DATA EXTRACT:
━━━━━━━━━━━━━━━━━━━━━━━━━━━━━━

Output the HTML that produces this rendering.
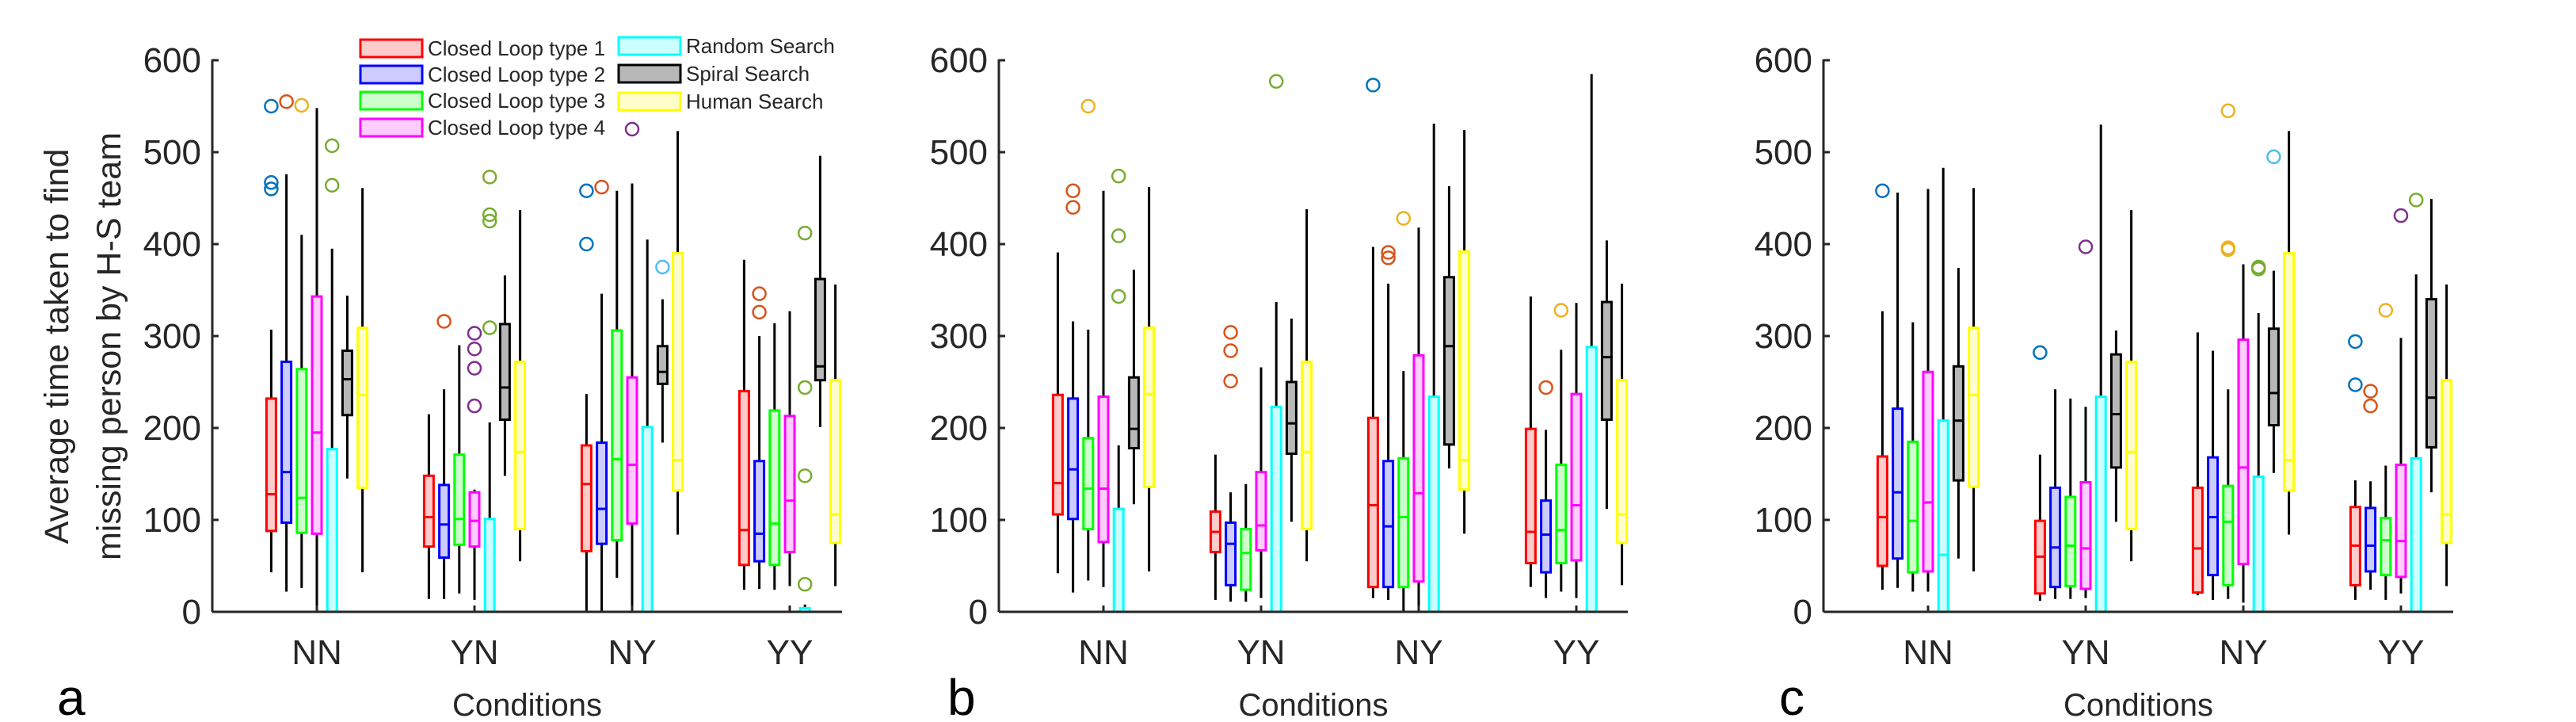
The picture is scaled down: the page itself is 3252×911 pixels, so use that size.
<!DOCTYPE html>
<html><head><meta charset="utf-8"><style>
html,body{margin:0;padding:0;background:#fff;}
svg{display:block;font-family:"Liberation Sans",Arial,sans-serif;}
</style></head><body>
<svg id="chart" width="3252" height="911" viewBox="0 0 3252 911" xmlns="http://www.w3.org/2000/svg">
<rect x="0" y="0" width="3252" height="911" fill="#fff"/>
<g id="root"></g>
</svg>
<script>
const categories = ["NN","YN","NY","YY"];
const seriesNames = ["Closed Loop type 1","Closed Loop type 2","Closed Loop type 3","Closed Loop type 4","Random Search","Spiral Search","Human Search"];
const yTicks = [0,100,200,300,400,500,600];
// Panel a: [group][series]
const aLow = [[43,22,26,0,0,145,43],[14,14,20,13,0,148,55],[0,0,37,0,0,184,84],[24,25,24,28,0,201,28]];
const aQ1  = [[88,97,86,85,0,214,135],[71,59,73,71,0,209,90],[66,74,78,96,0,248,132],[51,55,51,65,0,252,75]];
const aMed = [[128,152,124,195,0,253,236],[103,95,101,99,0,244,174],[139,112,166,160,0,261,165],[89,85,96,121,0,267,106]];
const aQ3  = [[232,272,264,343,177,284,309],[148,138,171,130,101,313,272],[181,184,306,255,201,289,390],[240,164,219,213,4,362,252]];
const aHigh= [[307,476,410,548,395,344,461],[215,242,290,133,206,366,437],[237,346,458,466,405,340,523],[383,300,314,327,8,496,356]];
const aOut = [[0,0,550],[0,0,467],[0,0,460],[0,1,555],[0,2,551],[0,4,507],[0,4,464],
  [1,1,316],[1,3,303],[1,3,286],[1,3,265],[1,3,224],[1,4,473],[1,4,432],[1,4,425],[1,4,309],
  [2,0,458],[2,0,400],[2,1,462],[2,3,525],[2,5,375],
  [3,1,346],[3,1,326],[3,4,412],[3,4,244],[3,4,148],[3,4,30]];
// Panel b
const bLow = [[42,21,34,27,0,117,44],[13,11,11,15,0,98,55],[15,13,0,0,0,156,85],[27,15,22,15,0,112,29]];
const bQ1  = [[106,101,90,76,0,178,136],[65,29,24,67,0,172,90],[27,27,27,33,0,182,133],[53,43,53,56,0,209,75]];
const bMed = [[140,155,134,134,0,199,237],[87,74,64,94,0,205,174],[116,93,103,129,0,289,165],[87,84,89,116,0,277,106]];
const bQ3  = [[236,232,189,234,112,255,309],[109,97,90,152,223,250,272],[211,164,167,279,234,364,392],[199,121,160,237,288,337,252]];
const bHigh= [[391,316,307,458,181,372,462],[171,130,139,266,337,319,438],[397,357,262,418,531,463,524],[343,198,285,336,585,404,357]];
const bOut = [[0,1,458],[0,1,440],[0,2,550],[0,4,474],[0,4,409],[0,4,343],
  [1,1,304],[1,1,284],[1,1,251],[1,4,577],
  [2,0,573],[2,1,391],[2,1,385],[2,2,428],
  [3,1,244],[3,2,328]];
// Panel c
const cLow = [[24,26,22,22,0,58,44],[12,14,14,15,0,98,55],[18,13,14,10,0,151,84],[13,24,13,20,0,130,28]];
const cQ1  = [[50,58,43,44,0,143,136],[20,27,28,25,0,157,90],[21,40,29,52,0,203,132],[29,44,40,38,0,179,75]];
const cMed = [[103,130,99,119,62,208,236],[60,70,72,69,0,215,174],[69,103,98,157,0,238,165],[72,72,78,77,0,233,106]];
const cQ3  = [[169,221,185,261,208,267,309],[99,135,125,141,234,280,272],[135,168,137,296,147,308,390],[114,113,102,160,167,340,252]];
const cHigh= [[327,456,315,460,483,374,461],[171,242,232,223,530,306,437],[304,284,242,378,325,371,523],[143,142,159,298,367,449,356]];
const cOut = [[0,0,458],[1,0,282],[1,3,397],
  [2,2,545],[2,2,396],[2,2,394],[2,4,375],[2,4,373],[2,5,495],
  [3,0,294],[3,0,247],[3,1,240],[3,1,224],[3,2,328],[3,3,431],[3,4,448]];

const strokeCols = ["#ff0000","#0000ff","#00ff00","#ff00ff","#00ffff","#000000","#ffff00"];
const fillCols = ["#ffcccc","#ccccff","#ccffcc","#ffccff","#ccffff","#b8b8b8","#ffffcc"];
const outCols = ["#0072BD","#D95319","#EDB120","#7E2F8E","#77AC30","#4DBEEE","#A2142F"];

const NS="http://www.w3.org/2000/svg";
const root=document.getElementById('root');
function mk(tag,attrs,parent){const e=document.createElementNS(NS,tag);for(const k in attrs)e.setAttribute(k,attrs[k]);(parent||root).appendChild(e);return e;}

const Y0=772, Y600=76;
function yScale(v){return Y0-(v/600)*(Y0-Y600);}

const panels=[
 {id:'a',x0:268,x1:1063,low:aLow,q1:aQ1,med:aMed,q3:aQ3,high:aHigh,out:aOut,letterX:72},
 {id:'b',x0:1261,x1:2055,low:bLow,q1:bQ1,med:bMed,q3:bQ3,high:bHigh,out:bOut,letterX:1196},
 {id:'c',x0:2302,x1:3097,low:cLow,q1:cQ1,med:cMed,q3:cQ3,high:cHigh,out:cOut,letterX:2246}
];
const groupStep=199, groupOff=132, boxStep=19.2, boxHalf=6;
function xScale(p,g,s){return p.x0+groupOff+g*groupStep+(s-3)*boxStep;}

panels.forEach(p=>{
  const pg=mk('g',{});
  
  
  // boxes
  for(let g=0;g<4;g++){
    for(let s=0;s<7;s++){
      const cx=xScale(p,g,s);
      const bg=mk('g',{},pg);
      
      
      const lo=yScale(p.low[g][s]),q1=yScale(p.q1[g][s]),md=yScale(p.med[g][s]),q3=yScale(p.q3[g][s]),hi=yScale(p.high[g][s]);
      if(hi<q3-0.5) mk('line',{x1:cx,x2:cx,y1:hi,y2:q3,stroke:'#000','stroke-width':3},bg);
      if(lo>q1+0.5) mk('line',{x1:cx,x2:cx,y1:q1,y2:lo,stroke:'#000','stroke-width':3},bg);
      mk('rect',{x:cx-boxHalf,y:q3,width:boxHalf*2,height:Math.max(q1-q3,0.5),fill:fillCols[s],stroke:strokeCols[s],'stroke-width':3},bg);
      mk('line',{x1:cx-boxHalf,x2:cx+boxHalf,y1:md,y2:md,stroke:strokeCols[s],'stroke-width':3},bg);
    }
  }
  p.out.forEach(o=>{
    const c=mk('circle',{cx:xScale(p,o[0],o[1]),cy:yScale(o[2]),r:8,fill:'none',stroke:outCols[o[1]],'stroke-width':2.5},pg);
    
    
  });
  // axes
  const ya=mk('line',{x1:p.x0,x2:p.x0,y1:Y600-1,y2:Y0,stroke:'#262626','stroke-width':3},pg);
  
  
  const xa=mk('line',{x1:p.x0,x2:p.x1,y1:Y0,y2:Y0,stroke:'#262626','stroke-width':3},pg);
  
  
  yTicks.forEach(t=>{
    const y=yScale(t);
    mk('line',{x1:p.x0,x2:p.x0+8,y1:y,y2:y,stroke:'#262626','stroke-width':3},pg);
    const tx=mk('text',{x:p.x0-14,y:y+15,'text-anchor':'end','font-size':44,fill:'#262626'},pg);
    tx.textContent=t;
    
    
  });
  categories.forEach((c,g)=>{
    const x=p.x0+groupOff+g*groupStep;
    mk('line',{x1:x,x2:x,y1:Y0,y2:Y0-8,stroke:'#262626','stroke-width':3},pg);
    const tx=mk('text',{x:x,y:838,'text-anchor':'middle','font-size':44,fill:'#262626'},pg);
    tx.textContent=c;
    
    
  });
  const xt=mk('text',{x:(p.x0+p.x1)/2,y:903,'text-anchor':'middle','font-size':40,fill:'#262626'},pg);
  xt.textContent='Conditions';
  
  
  const lt=mk('text',{x:p.letterX,y:902,'font-size':64,fill:'#000'},pg);
  lt.textContent=p.id;
  
  
});

// y-axis title (panel a)
const yt=mk('g',{transform:'translate(0,437) rotate(-90)'});


const yt1=mk('text',{x:0,y:86,'text-anchor':'middle','font-size':43,fill:'#262626'},yt);
yt1.textContent='Average time taken to find';
const yt2=mk('text',{x:0,y:152,'text-anchor':'middle','font-size':43,fill:'#262626'},yt);
yt2.textContent='missing person by H-S team';

// legend
const leg=mk('g',{});


const legPos=[[454,61],[454,94],[454,127],[454,161],[780,58],[780,93],[780,128]];
seriesNames.forEach((n,i)=>{
  const e=mk('g',{},leg);
  
  
  const [lx,ly]=legPos[i];
  mk('rect',{x:lx+1,y:ly-11,width:78,height:22,fill:fillCols[i],stroke:strokeCols[i],'stroke-width':3},e);
  const t=mk('text',{x:lx+86,y:ly+9,'font-size':26,fill:'#262626'},e);
  t.textContent=n;
});
</script>
</body></html>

━━━━━━━━━━━━━━━━━━━━━━━━━━━━━━

WHAT THE TASK ASKS: Count each line above in which the string "size" appears, then state only the total.

COMPLETED TASK: 8